- [EXERCISE AIM]
Extract everything from the first line through the line with "const svgRef = useRef<SVGSVGElement>(null)", both ends included, except for any pictures.

- [PROVIDED MATERIAL]
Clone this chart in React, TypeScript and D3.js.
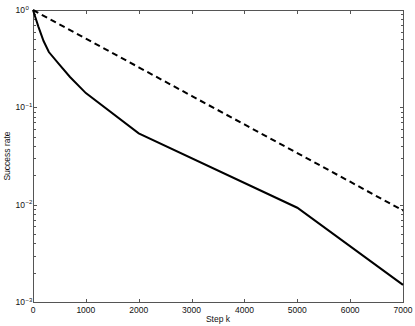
import { useRef, useEffect } from 'react'
import * as d3 from 'd3'

const W = 415
const H = 326
const pad = { l: 33, r: 12, t: 10, b: 24 }

// solid curve (step k, success rate)
const solidSteps = [0, 100, 200, 300, 500, 700, 1000, 2000, 5000, 7000]
const solidRates = [1, 0.68, 0.48, 0.37, 0.275, 0.205, 0.14, 0.054, 0.0093, 0.0015]

// dashed curve
const dashedSteps = [0, 1000, 2000, 3000, 4000, 5000, 6000, 7000]
const dashedRates = [1, 0.508, 0.258, 0.131, 0.0667, 0.0339, 0.0172, 0.0087]

const xTicks = [0, 1000, 2000, 3000, 4000, 5000, 6000, 7000]
const yDecades = [1e-3, 1e-2, 1e-1, 1]
const yExpLabels = ['−3', '−2', '−1', '0']

const FONT = 'Liberation Sans, Arial, Helvetica, sans-serif'
const AXIS = '#555'

export default function App() {
  const svgRef = useRef<SVGSVGElement>(null)

  useEffect(() => {
    const el = svgRef.current
    if (!el) return
    d3.select(el).selectAll('*').remove()
    const svg = d3.select(el)

    const x = d3.scaleLinear().domain([0, 7000]).range([pad.l, W - pad.r])
    const y = d3.scaleLog().domain([1e-3, 1]).range([H - pad.b, pad.t])
    const x0 = pad.l, x1 = W - pad.r, y0 = H - pad.b, y1 = pad.t

    svg.append('rect').attr('width', W).attr('height', H).attr('fill', '#fff')

    const g = svg.append('g').attr('stroke', AXIS).attr('stroke-width', 1).attr('shape-rendering', 'crispEdges')

    // x ticks, bottom and top
    xTicks.forEach(t => {
      const px = Math.round(x(t)) + 0.5
      g.append('line').attr('x1', px).attr('x2', px).attr('y1', y0).attr('y2', y0 - 3.5)
      g.append('line').attr('x1', px).attr('x2', px).attr('y1', y1).attr('y2', y1 + 3.5)
    })

    // y ticks: major + minor, left and right
    const yMinor: number[] = []
    for (let e = -3; e < 0; e++) for (let m = 2; m <= 9; m++) yMinor.push(m * Math.pow(10, e))
    yDecades.concat(yMinor).forEach(v => {
      const py = Math.round(y(v)) + 0.5
      const len = yDecades.includes(v) ? 3.5 : 2.5
      g.append('line').attr('x1', x0).attr('x2', x0 + len).attr('y1', py).attr('y2', py)
      g.append('line').attr('x1', x1).attr('x2', x1 - len).attr('y1', py).attr('y2', py)
    })

    // frame
    g.append('rect')
      .attr('x', x0 + 0.5).attr('y', y1 + 0.5)
      .attr('width', x1 - x0).attr('height', y0 - y1)
      .attr('fill', 'none')

    // x tick labels
    svg.selectAll('.xl')
      .data(xTicks)
      .join('text')
      .attr('class', 'xl')
      .attr('x', d => x(d))
      .attr('y', y0 + 10.5)
      .attr('text-anchor', 'middle')
      .attr('font-size', 8.5)
      .attr('font-family', FONT)
      .attr('fill', '#111')
      .text(d => String(d))

    // y tick labels 10^n
    yDecades.forEach((v, i) => {
      const t = svg.append('text')
        .attr('y', y(v) + 3)
        .attr('font-family', FONT)
        .attr('fill', '#111')
      t.append('tspan').attr('x', 15.5).attr('font-size', 8.5).text('10')
      t.append('tspan').attr('dy', -3.5).attr('dx', 0.5).attr('font-size', 6).text(yExpLabels[i])
    })

    // axis titles
    svg.append('text')
      .attr('x', (x0 + x1) / 2)
      .attr('y', H - 4.5)
      .attr('text-anchor', 'middle')
      .attr('font-size', 8.5)
      .attr('font-family', FONT)
      .attr('fill', '#111')
      .text('Step k')

    svg.append('text')
      .attr('transform', `translate(10,${(y0 + y1) / 2}) rotate(-90)`)
      .attr('text-anchor', 'middle')
      .attr('font-size', 8.5)
      .attr('font-family', FONT)
      .attr('fill', '#111')
      .text('Success rate')

    const line = d3.line<[number, number]>().x(d => x(d[0])).y(d => y(d[1]))

    svg.append('path')
      .datum(dashedSteps.map((s, i) => [s, dashedRates[i]] as [number, number]))
      .attr('d', line)
      .attr('fill', 'none')
      .attr('stroke', '#000')
      .attr('stroke-width', 2)
      .attr('stroke-dasharray', '6,4')

    svg.append('path')
      .datum(solidSteps.map((s, i) => [s, solidRates[i]] as [number, number]))
      .attr('d', line)
      .attr('fill', 'none')
      .attr('stroke', '#000')
      .attr('stroke-width', 2)
  }, [])

  return (
    <svg
      ref={svgRef}
      width={W}
      height={H}
      style={{ position: 'absolute', left: 0, top: 0, display: 'block' }}
    />
  )
}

- [ANSWER TO THE PROBLEM]
Clone this chart in React, TypeScript and D3.js.
import { useRef, useEffect } from 'react'
import * as d3 from 'd3'

const W = 415
const H = 326
const pad = { l: 33, r: 12, t: 10, b: 24 }

// solid curve (step k, success rate)
const solidSteps = [0, 100, 200, 300, 500, 700, 1000, 2000, 5000, 7000]
const solidRates = [1, 0.68, 0.48, 0.37, 0.275, 0.205, 0.14, 0.054, 0.0093, 0.0015]

// dashed curve
const dashedSteps = [0, 1000, 2000, 3000, 4000, 5000, 6000, 7000]
const dashedRates = [1, 0.508, 0.258, 0.131, 0.0667, 0.0339, 0.0172, 0.0087]

const xTicks = [0, 1000, 2000, 3000, 4000, 5000, 6000, 7000]
const yDecades = [1e-3, 1e-2, 1e-1, 1]
const yExpLabels = ['−3', '−2', '−1', '0']

const FONT = 'Liberation Sans, Arial, Helvetica, sans-serif'
const AXIS = '#555'

export default function App() {
  const svgRef = useRef<SVGSVGElement>(null)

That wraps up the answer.